Die US-Regierung müsse verstehen, dass Putin mit allen Mitteln versuche, die Ukraine unter Druck zu setzen, sagte Selenskyj. «Putin will mehrere Offensiven in Richtung Saporischschja, im Osten in Richtung Charkiw und Sumy durchführen. Und warum? Um maximalen Druck auf die Ukraine auszuüben und dann aus einer Position der Stärke heraus ein Ultimatum zu stellen.»
Attacken auf russische Ölanlagen zeigen Wirkung
Russland hat mit seinen Raketen- und Drohnenangriffen das ukrainische Energiesystem an vielen Stellen schwer beschädigt. Trotzdem ist es auch im dritten Kriegswinter nicht zusammengebrochen. Die Ukraine wiederum bereitete zuletzt mit ihren immer wirksameren Attacken auf russische Ölraffinerien der Moskauer Führung ein Problem.

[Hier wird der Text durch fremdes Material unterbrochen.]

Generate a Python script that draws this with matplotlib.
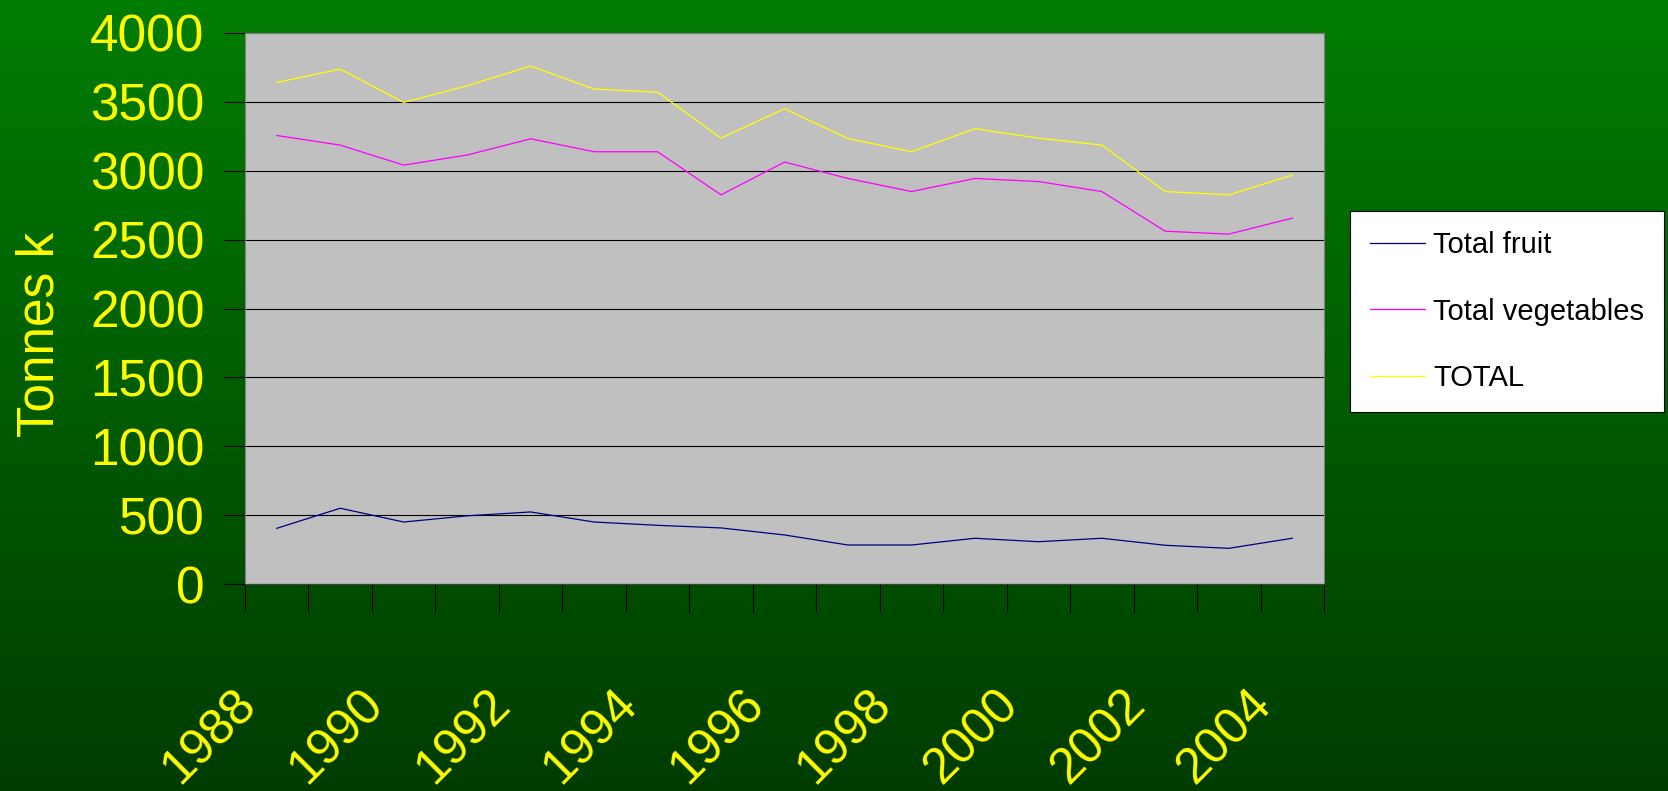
import numpy as np
import matplotlib
matplotlib.use("Agg")
import matplotlib.pyplot as plt
from matplotlib.transforms import ScaledTranslation

plt.rcParams['font.family'] = ['Liberation Sans', 'DejaVu Sans']

# данные
years = list(range(1988, 2005))
fruit = [404, 550, 450, 495, 523, 450, 426, 407, 356, 283, 283, 332, 307, 332, 281, 259, 332]
vegetables = [3256, 3186, 3041, 3114, 3232, 3138, 3138, 2825, 3063, 2944, 2849, 2944, 2922, 2849, 2561, 2540, 2656]
total = [3641, 3738, 3496, 3617, 3760, 3593, 3571, 3237, 3450, 3234, 3138, 3305, 3237, 3186, 2849, 2825, 2968]
year_labels = [str(y) if y % 2 == 0 else '' for y in years]
y_ticks = [0, 500, 1000, 1500, 2000, 2500, 3000, 3500, 4000]

fig = plt.figure(figsize=(16.68, 7.91), dpi=100)

# фон с градиентом
bg = fig.add_axes([0, 0, 1, 1], zorder=-10)
grad = np.linspace(0, 1, 256).reshape(-1, 1)
top_c = np.array([0, 125, 0]) / 255
bot_c = np.array([0, 60, 0]) / 255
img = top_c + (bot_c - top_c) * grad[:, :, None]
bg.imshow(img, aspect='auto', extent=[0, 1, 0, 1])
bg.axis('off')

ax = fig.add_axes([245 / 1668, 1 - 584 / 791, 1079 / 1668, 551 / 791])
ax.set_facecolor('#C0C0C0')

x = np.arange(len(years))
ax.plot(x, fruit, color='#000080', lw=0.9, label='Total fruit')
ax.plot(x, vegetables, color='#FF00FF', lw=0.9, label='Total vegetables')
ax.plot(x, total, color='#FFFF00', lw=0.9, label='TOTAL')

ax.set_xlim(-0.5, len(years) - 0.5)
ax.set_ylim(0, 4000)
ax.set_yticks(y_ticks)
ax.yaxis.grid(True, color='black', lw=0.8)
ax.set_axisbelow(True)

ax.set_xticks(x)
ax.set_xticklabels(year_labels)
ax.set_xticks(np.arange(-0.5, len(years)), minor=True)
ax.tick_params(axis='x', which='major', length=0, pad=70, colors='#FFFF00',
               labelsize=36)
ax.tick_params(axis='x', which='minor', length=20, width=0.8, color='black',
               direction='out')
ax.tick_params(axis='y', length=15, width=0.8, color='black', direction='out',
               pad=14, labelcolor='#FFFF00', labelsize=37)

off = ScaledTranslation(-0.44, 0, fig.dpi_scale_trans)
for lbl in ax.get_xticklabels():
    lbl.set_rotation(45)
    lbl.set_ha('right')
    lbl.set_va('top')
    lbl.set_rotation_mode('anchor')
    lbl.set_transform(lbl.get_transform() + off)

for s in ax.spines.values():
    s.set_color('#808080')
    s.set_linewidth(0.8)
ax.spines['bottom'].set_color('#404040')

fig.text(40 / 1668, 1 - 334 / 791, 'Tonnes k', rotation=90, ha='center',
         va='center', color='#FFFF00', fontsize=37)

leg = ax.legend(loc='upper left', bbox_to_anchor=(1350 / 1668, 1 - 211 / 791),
                bbox_transform=fig.transFigure, fontsize=21, frameon=True,
                fancybox=False, edgecolor='black', facecolor='white',
                framealpha=1, handlelength=1.9, handletextpad=0.28,
                labelspacing=1.33, borderpad=0.68, borderaxespad=0)
leg.get_frame().set_linewidth(0.8)

fig.savefig('out.png', dpi=100)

Wohl deshalb lenke Putin genau an diesem Punkt ein, schrieb der deutsche Osteuropaexperte Janis Kluge im Netzwerk X. Über einen Stopp der Luftangriffe auf Energieanlagen hätten Russland und die Ukraine schon vor Trumps Wahlsieg im November verhandelt, gab der polnische Experte Daniel Szeligowski zu bedenken. Der US-Präsident habe also letztlich kein Zugeständnis erreicht.